Records with drawing code.
— start —
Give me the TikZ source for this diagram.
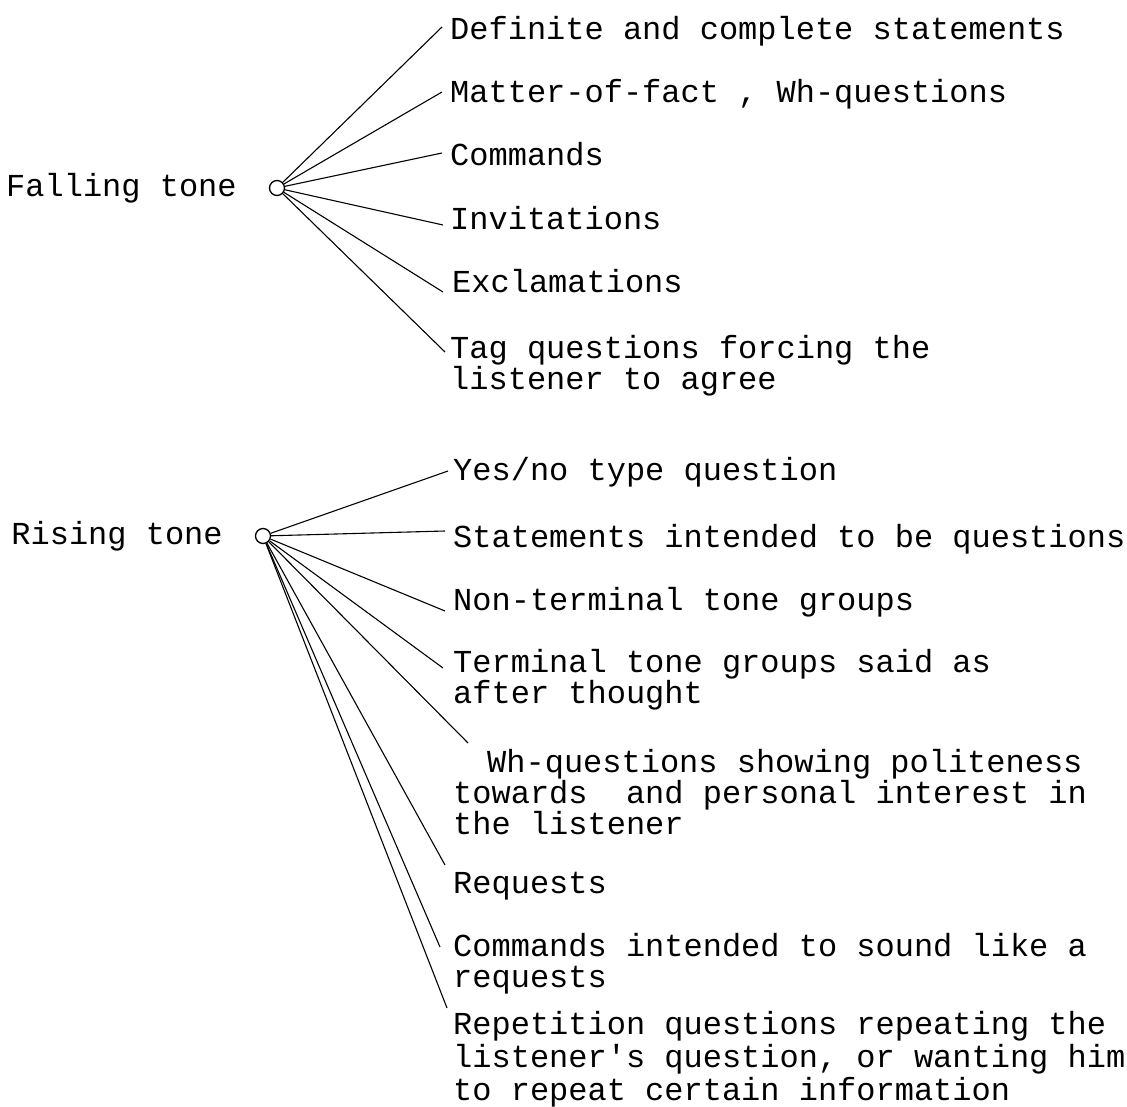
\documentclass[tikz,border=0pt]{standalone}
\usepackage{fontspec}
\setmonofont{Liberation Mono}
\usepackage{tikz}
\usetikzlibrary{shapes,arrows,positioning}
\newcommand{\tonefont}{\ttfamily\fontsize{32}{31}\selectfont}
\tikzstyle{item} = [anchor=base west, inner sep=0pt, align=left, font=\tonefont]
\tikzstyle{tone} = [inner sep=0pt, font=\tonefont]
\tikzstyle{hub} = [circle, draw, line width=1.3pt, minimum size=15pt, inner sep=0pt]
\tikzstyle{line} = [draw, line width=1.1pt]

\begin{document}
\begin{tikzpicture}[x=1pt, y=-1pt, node distance = 32pt, auto]
    \useasboundingbox (0,0) rectangle (1127,1107);
    % Place nodes (multi-line texts sit on their last baseline)
    \node [hub] (fallhub) at (277,188) {};
    \node [tone, left=of fallhub] (fall) {Falling tone};
    \node [item] (dfn) at (450,40) {Definite and complete statements};
    \node [item] (mat) at (450,103) {Matter-of-fact , Wh-questions};
    \node [item] (com) at (450,166) {Commands};
    \node [item] (inv) at (450,230) {Invitations};
    \node [item] (exc) at (452,293) {Exclamations};
    \node [item] (tag) at (450,389) {Tag questions forcing the\\listener to agree};

    \node [hub] (risehub) at (263,536) {};
    \node [tone, left=of risehub] (rise) {Rising tone};
    \node [item] (yes) at (453,480) {Yes/no type question};
    \node [item] (stm) at (453,547) {Statements intended to be questions};
    \node [item] (ntg) at (453,610) {Non-terminal tone groups};
    \node [item] (ttg) at (453,703) {Terminal tone groups said as\\after thought};
    \node [item] (wh) at (453,834) {\hspace*{34pt}Wh-questions showing politeness\\towards\ \ and personal interest in\\the listener};
    \node [item] (req) at (453,893) {Requests};
    \node [item] (cmi) at (453,987) {Commands intended to sound like a\\requests};
    \node [item, font=\ttfamily\fontsize{32}{33}\selectfont] (rep) at (453,1100) {Repetition questions repeating the\\listener's question, or wanting him\\to repeat certain information};

    % Draw edges
    \path [line] (fallhub) -- ([shift={(-8pt,13pt)}]dfn.base west);
    \path [line] (fallhub) -- ([shift={(-8pt,11pt)}]mat.base west);
    \path [line] (fallhub) -- ([shift={(-8pt,13pt)}]com.base west);
    \path [line] (fallhub) -- ([shift={(-7pt,5pt)}]inv.base west);
    \path [line] (fallhub) -- ([shift={(-9pt,1pt)}]exc.base west);
    \path [line] (fallhub) -- ([shift={(-5pt,37pt)}]tag.base west);

    \path [line] (risehub) -- ([shift={(-5pt,9pt)}]yes.base west);
    \path [line] (risehub) -- ([shift={(-8pt,16pt)}]stm.base west);
    \path [line] (risehub) -- ([shift={(-8pt,-1pt)}]ntg.base west);
    \path [line] (risehub) -- ([shift={(-10pt,35pt)}]ttg.base west);
    \path [line] (risehub) -- ([shift={(15pt,91pt)}]wh.base west);
    \path [line] (risehub) -- ([shift={(-8pt,28pt)}]req.base west);
    \path [line] (risehub) -- ([shift={(-13pt,40pt)}]cmi.base west);
    \path [line] (risehub) -- ([shift={(-6pt,92pt)}]rep.base west);

\end{tikzpicture}
\end{document}
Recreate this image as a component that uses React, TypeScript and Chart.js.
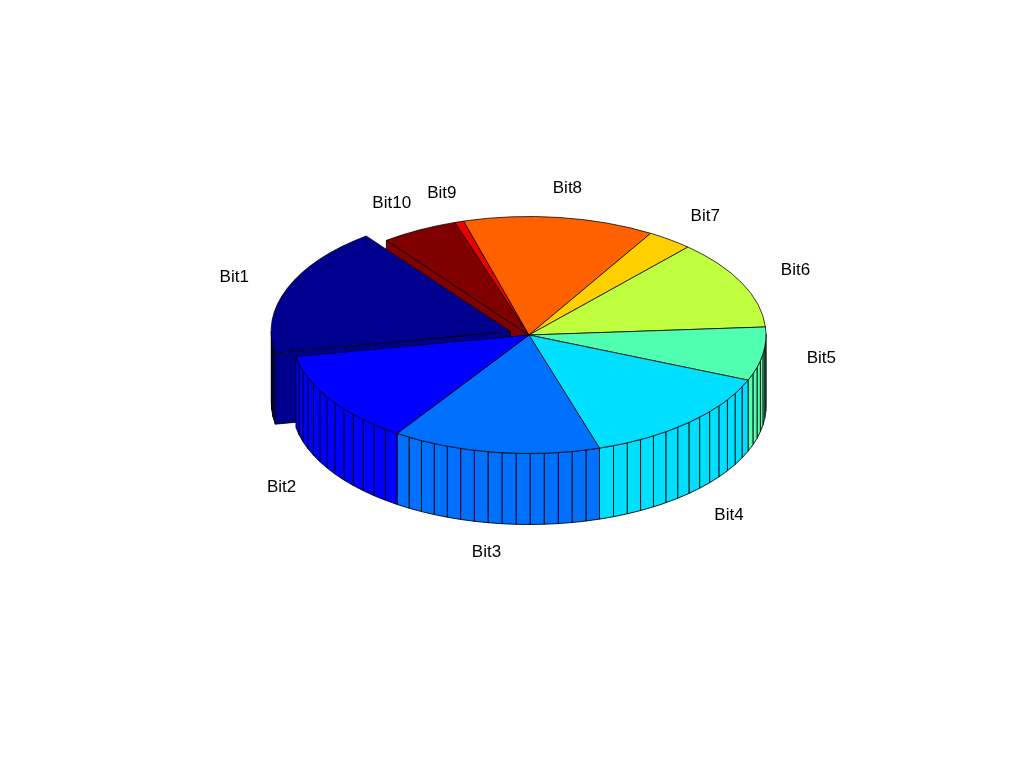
— end —
Without the pictures, extract every entry verbatim.

THE SOLUTION.
Give me the TikZ source for this diagram.
\documentclass[tikz,border=0pt]{standalone}
\usepackage{fontspec}
\setmonofont{Liberation Mono}
\usepackage{tikz}
\usetikzlibrary{shapes,arrows,positioning}
\newcommand{\tonefont}{\ttfamily\fontsize{32}{31}\selectfont}
\tikzstyle{item} = [anchor=base west, inner sep=0pt, align=left, font=\tonefont]
\tikzstyle{tone} = [inner sep=0pt, font=\tonefont]
\tikzstyle{hub} = [circle, draw, line width=1.3pt, minimum size=15pt, inner sep=0pt]
\tikzstyle{line} = [draw, line width=1.1pt]

\begin{document}
\begin{tikzpicture}[x=1pt, y=-1pt, node distance = 32pt, auto]
    \useasboundingbox (0,0) rectangle (1127,1107);
    % Place nodes (multi-line texts sit on their last baseline)
    \node [hub] (fallhub) at (277,188) {};
    \node [tone, left=of fallhub] (fall) {Falling tone};
    \node [item] (dfn) at (450,40) {Definite and complete statements};
    \node [item] (mat) at (450,103) {Matter-of-fact , Wh-questions};
    \node [item] (com) at (450,166) {Commands};
    \node [item] (inv) at (450,230) {Invitations};
    \node [item] (exc) at (452,293) {Exclamations};
    \node [item] (tag) at (450,389) {Tag questions forcing the\\listener to agree};

    \node [hub] (risehub) at (263,536) {};
    \node [tone, left=of risehub] (rise) {Rising tone};
    \node [item] (yes) at (453,480) {Yes/no type question};
    \node [item] (stm) at (453,547) {Statements intended to be questions};
    \node [item] (ntg) at (453,610) {Non-terminal tone groups};
    \node [item] (ttg) at (453,703) {Terminal tone groups said as\\after thought};
    \node [item] (wh) at (453,834) {\hspace*{34pt}Wh-questions showing politeness\\towards\ \ and personal interest in\\the listener};
    \node [item] (req) at (453,893) {Requests};
    \node [item] (cmi) at (453,987) {Commands intended to sound like a\\requests};
    \node [item, font=\ttfamily\fontsize{32}{33}\selectfont] (rep) at (453,1100) {Repetition questions repeating the\\listener's question, or wanting him\\to repeat certain information};

    % Draw edges
    \path [line] (fallhub) -- ([shift={(-8pt,13pt)}]dfn.base west);
    \path [line] (fallhub) -- ([shift={(-8pt,11pt)}]mat.base west);
    \path [line] (fallhub) -- ([shift={(-8pt,13pt)}]com.base west);
    \path [line] (fallhub) -- ([shift={(-7pt,5pt)}]inv.base west);
    \path [line] (fallhub) -- ([shift={(-9pt,1pt)}]exc.base west);
    \path [line] (fallhub) -- ([shift={(-5pt,37pt)}]tag.base west);

    \path [line] (risehub) -- ([shift={(-5pt,9pt)}]yes.base west);
    \path [line] (risehub) -- ([shift={(-8pt,16pt)}]stm.base west);
    \path [line] (risehub) -- ([shift={(-8pt,-1pt)}]ntg.base west);
    \path [line] (risehub) -- ([shift={(-10pt,35pt)}]ttg.base west);
    \path [line] (risehub) -- ([shift={(15pt,91pt)}]wh.base west);
    \path [line] (risehub) -- ([shift={(-8pt,28pt)}]req.base west);
    \path [line] (risehub) -- ([shift={(-13pt,40pt)}]cmi.base west);
    \path [line] (risehub) -- ([shift={(-6pt,92pt)}]rep.base west);

\end{tikzpicture}
\end{document}
Recreate this image as a component that uses React, TypeScript and Chart.js.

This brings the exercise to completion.